Abstract

This research illustrates a complex, observational, longitudinal, comparative and noninterventional biometric study on the evaluation, in dynamics, of stature-weight development, in children with Down syndrome (DS), compared to children with varying degrees of mental retardation (MR), by repeatedly determining their height and weight, as well as by correlating these two parameters, in order to highlight the harmonious or disharmonious aspect of their stature-weight development. For this purpose, from patients’ medical files, we extracted the data regarding the periodic, annual, height and weight determinations of 50 preschoolers and schoolchildren, institutionalized in two Special Schools in Bucharest, which we compared with the standard tables used for Romanian population. The results showed that all children with DS show a disharmonious stature-weight development, with excess weight, as a consequence of both chromosomal trisomy and associated congenital malformations, especially heart malformations. In children with MR, the results showed a great phenotypic variability in terms of their stature-weight development.

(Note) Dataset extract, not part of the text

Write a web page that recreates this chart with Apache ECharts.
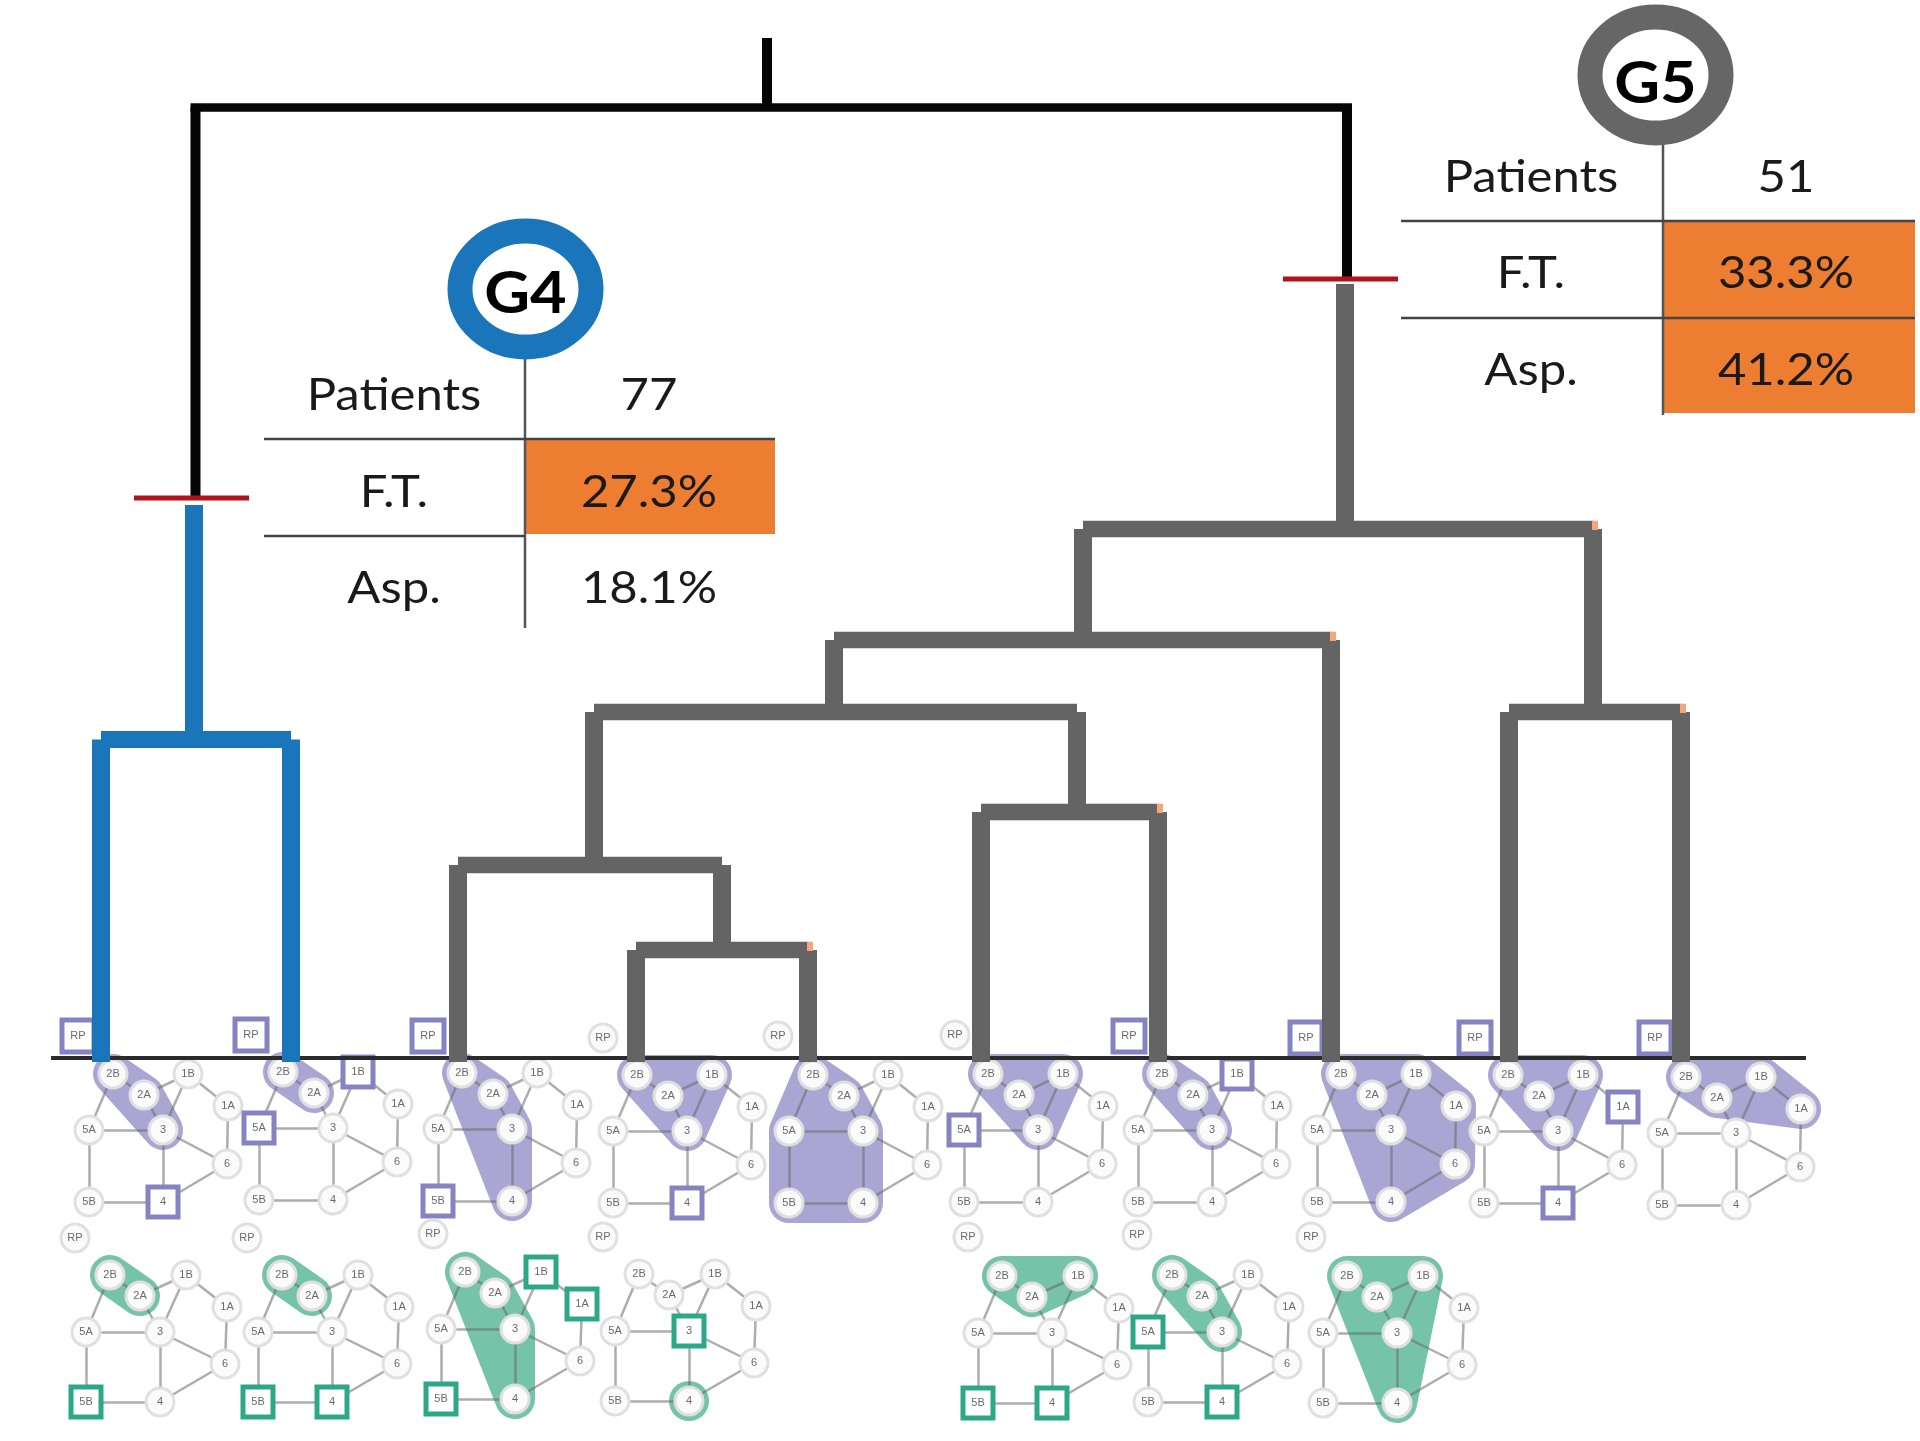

Thus, there were several cases in which the stature-weight development was harmonious, but, in the vast majority of cases, the results showed the presence of harmonious stature-weight development periods, which alternate with disharmonious stature-weight development periods, with weight surplus or weight deficit, alternation, which can be explained both by the involvement of genetic factors, and especially by the involvement of environmental, exogenous or endogenous factors.